● AIM OF THE TASK:
Transcribe every line from the top down to the line with "const anglesD = [-15, -10, -5, 0, 5, 10, 15];", both ends included, but not the pictures.

● DATA SHOWN:
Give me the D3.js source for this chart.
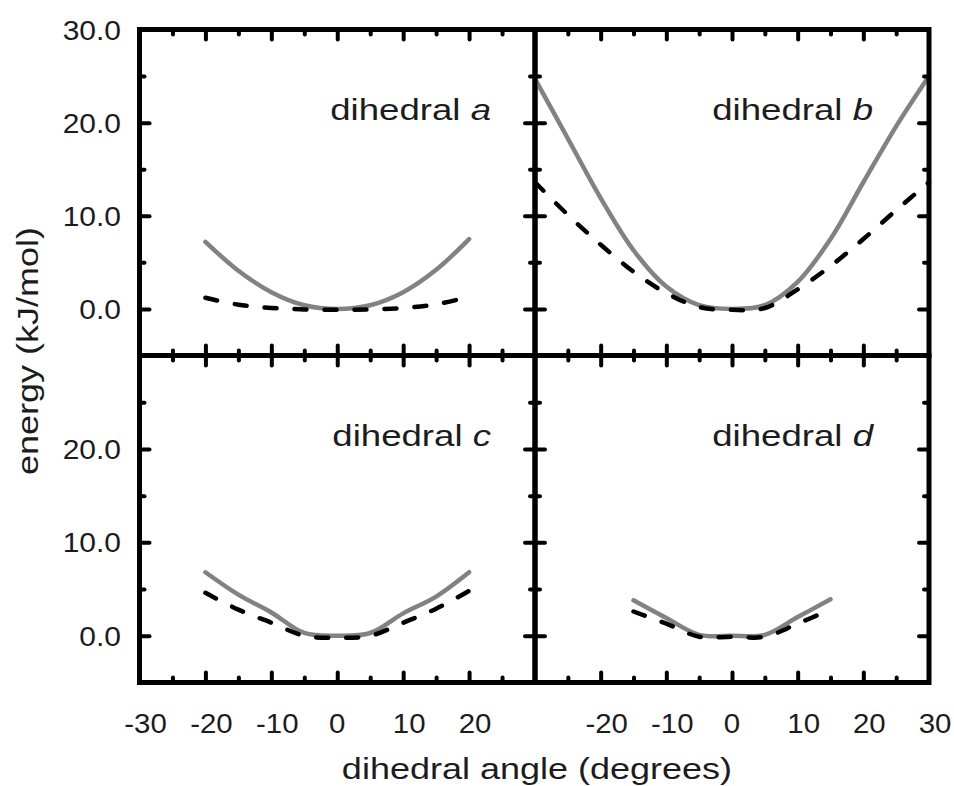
<!DOCTYPE html>
<html>
<head>
<meta charset="utf-8">
<script src="https://cdn.jsdelivr.net/npm/d3@7"></script>
<style>
  body { margin: 0; background: #fff; }
  text { font-family: "Liberation Sans", Arial, Helvetica, sans-serif; fill: #1c1c1c; }
</style>
</head>
<body>
<div id="canvas"></div>
<script>
// angles (degrees) sampled for each dihedral
const anglesA = [-20, -15, -10, -5, 0, 5, 10, 15, 20];
const anglesB = [-30, -25, -20, -15, -10, -5, 0, 5, 10, 15, 20, 25, 30];
const anglesC = [-20, -15, -10, -5, 0, 5, 10, 15, 20];
const anglesD = [-15, -10, -5, 0, 5, 10, 15];

// energy (kJ/mol): solid grey curve and dashed black curve
const solidA = [7.2, 4.1, 1.8, 0.4, 0, 0.4, 1.8, 4.2, 7.5];
const dashA  = [1.2, 0.45, 0.1, -0.05, -0.1, -0.05, 0.1, 0.5, 1.3];
const solidB = [24.7, 18.3, 11.9, 6.3, 2.4, 0.4, 0, 0.4, 2.9, 7.5, 13.6, 19.6, 25.0];
const dashB  = [13.6, 10.1, 6.9, 4.0, 1.7, 0.2, -0.1, 0.1, 2.1, 4.6, 7.5, 10.6, 13.6];
const solidC = [6.8, 4.4, 2.5, 0.3, 0, 0.3, 2.4, 4.2, 6.8];
const dashC  = [4.6, 2.8, 1.4, 0.0, -0.2, 0.0, 1.4, 2.9, 4.8];
const solidD = [3.8, 1.9, 0.1, 0, 0.1, 2.0, 3.9];
const dashD  = [2.6, 1.3, -0.1, -0.1, -0.1, 1.3, 2.8];

const panelNames = ["a", "b", "c", "d"];

// tick values / labels
const xMajor = [-20, -10, 0, 10, 20];
const xMinor = [-25, -15, -5, 5, 15, 25];
const yMajor = [0, 10, 20];
const yMinor = [5, 15, 25];
const yLabelsTop = [30, 20, 10, 0];
const yLabelsBottom = [20, 10, 0];
const xLabelsLeft = [-30, -20, -10, 0, 10, 20];
const xLabelsRight = [-20, -10, 0, 10, 20, 30];

const width = 954, height = 786;
const cols = [139.5, 535, 929];
const rows = [29.5, 355.5, 682.5];

const svg = d3.select("#canvas").append("svg")
  .attr("width", width)
  .attr("height", height);

function stretch(sel, k) {
  sel.each(function () {
    const L = this.getComputedTextLength();
    d3.select(this).attr("textLength", L * k).attr("lengthAdjust", "spacingAndGlyphs");
  });
}

const panels = [
  { name: panelNames[0], col: 0, row: 0, x: anglesA, solid: solidA, dash: dashA },
  { name: panelNames[1], col: 1, row: 0, x: anglesB, solid: solidB, dash: dashB },
  { name: panelNames[2], col: 0, row: 1, x: anglesC, solid: solidC, dash: dashC },
  { name: panelNames[3], col: 1, row: 1, x: anglesD, solid: solidD, dash: dashD }
];

panels.forEach(p => {
  const x = d3.scaleLinear().domain([-30, 30]).range([cols[p.col], cols[p.col + 1]]);
  const y = d3.scaleLinear().domain([-5, 30]).range([rows[p.row + 1], rows[p.row]]);
  const g = svg.append("g");

  const line = d3.line()
    .x(d => x(d[0]))
    .y(d => y(d[1]))
    .curve(d3.curveCatmullRom.alpha(0.5));

  g.append("path")
    .datum(p.x.map((a, i) => [a, p.solid[i]]))
    .attr("d", line)
    .attr("fill", "none")
    .attr("stroke", "#828282")
    .attr("stroke-width", 4.5)
    .attr("stroke-linecap", "round");

  g.append("path")
    .datum(p.x.map((a, i) => [a, p.dash[i]]))
    .attr("d", line)
    .attr("fill", "none")
    .attr("stroke", "#000")
    .attr("stroke-width", 4.5)
    .attr("stroke-dasharray", "12,18")
    .attr("stroke-linecap", "round");

  // inward ticks on all four sides
  const x0 = cols[p.col], x1 = cols[p.col + 1];
  const y0 = rows[p.row], y1 = rows[p.row + 1];
  const axes = [
    [d3.axisBottom(x), `translate(0,${y1})`, xMajor, xMinor],
    [d3.axisTop(x), `translate(0,${y0})`, xMajor, xMinor],
    [d3.axisLeft(y), `translate(${x0},0)`, yMajor, yMinor],
    [d3.axisRight(y), `translate(${x1},0)`, yMajor, yMinor]
  ];
  axes.forEach(([ax, tr, major, minor]) => {
    [[major, -10], [minor, -5]].forEach(([vals, size]) => {
      const a = g.append("g")
        .attr("transform", tr)
        .call(ax.tickValues(vals).tickSize(size).tickFormat(""));
      a.select(".domain").remove();
      a.selectAll("line")
        .attr("stroke", "#000")
        .attr("stroke-width", 4)
        .attr("stroke-linecap", "round");
    });
  });

  g.append("rect")
    .attr("x", x0).attr("y", y0)
    .attr("width", x1 - x0).attr("height", y1 - y0)
    .attr("fill", "none")
    .attr("stroke", "#000")
    .attr("stroke-width", 5);

  // panel label
  const lab = g.append("text")
    .attr("x", x1 - (p.col === 0 ? 44 : 56))
    .attr("y", y0 + 90)
    .attr("text-anchor", "end")
    .attr("font-size", 30);
  lab.append("tspan").text("dihedral ");
  lab.append("tspan").attr("font-style", "italic").text(p.name);
  stretch(lab, 1.22);

  if (p.col === 0) {
    const yl = g.selectAll(".ylab")
      .data(p.row === 0 ? yLabelsTop : yLabelsBottom)
      .enter().append("text")
      .attr("x", 121)
      .attr("y", d => y(d) + 10)
      .attr("text-anchor", "end")
      .attr("font-size", 28)
      .text(d => d3.format(".1f")(d));
    stretch(yl, 1.07);
  }
  if (p.row === 1) {
    const xl = g.selectAll(".xlab")
      .data(p.col === 0 ? xLabelsLeft : xLabelsRight)
      .enter().append("text")
      .attr("x", d => x(d) + (d === 0 ? 0 : 6))
      .attr("y", 733)
      .attr("text-anchor", "middle")
      .attr("font-size", 28)
      .text(d => String(d));
    stretch(xl, 1.05);
  }
});

const xt = svg.append("text")
  .attr("x", 537)
  .attr("y", 779)
  .attr("text-anchor", "middle")
  .attr("font-size", 30)
  .text("dihedral angle (degrees)");
stretch(xt, 1.2);

const yt = svg.append("text")
  .attr("transform", "translate(38,351) rotate(-90)")
  .attr("text-anchor", "middle")
  .attr("font-size", 30)
  .text("energy (kJ/mol)");
stretch(yt, 1.2);
</script>
</body>
</html>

● PROBLEM SOLUTION:
Give me the D3.js source for this chart.
<!DOCTYPE html>
<html>
<head>
<meta charset="utf-8">
<script src="https://cdn.jsdelivr.net/npm/d3@7"></script>
<style>
  body { margin: 0; background: #fff; }
  text { font-family: "Liberation Sans", Arial, Helvetica, sans-serif; fill: #1c1c1c; }
</style>
</head>
<body>
<div id="canvas"></div>
<script>
// angles (degrees) sampled for each dihedral
const anglesA = [-20, -15, -10, -5, 0, 5, 10, 15, 20];
const anglesB = [-30, -25, -20, -15, -10, -5, 0, 5, 10, 15, 20, 25, 30];
const anglesC = [-20, -15, -10, -5, 0, 5, 10, 15, 20];
const anglesD = [-15, -10, -5, 0, 5, 10, 15];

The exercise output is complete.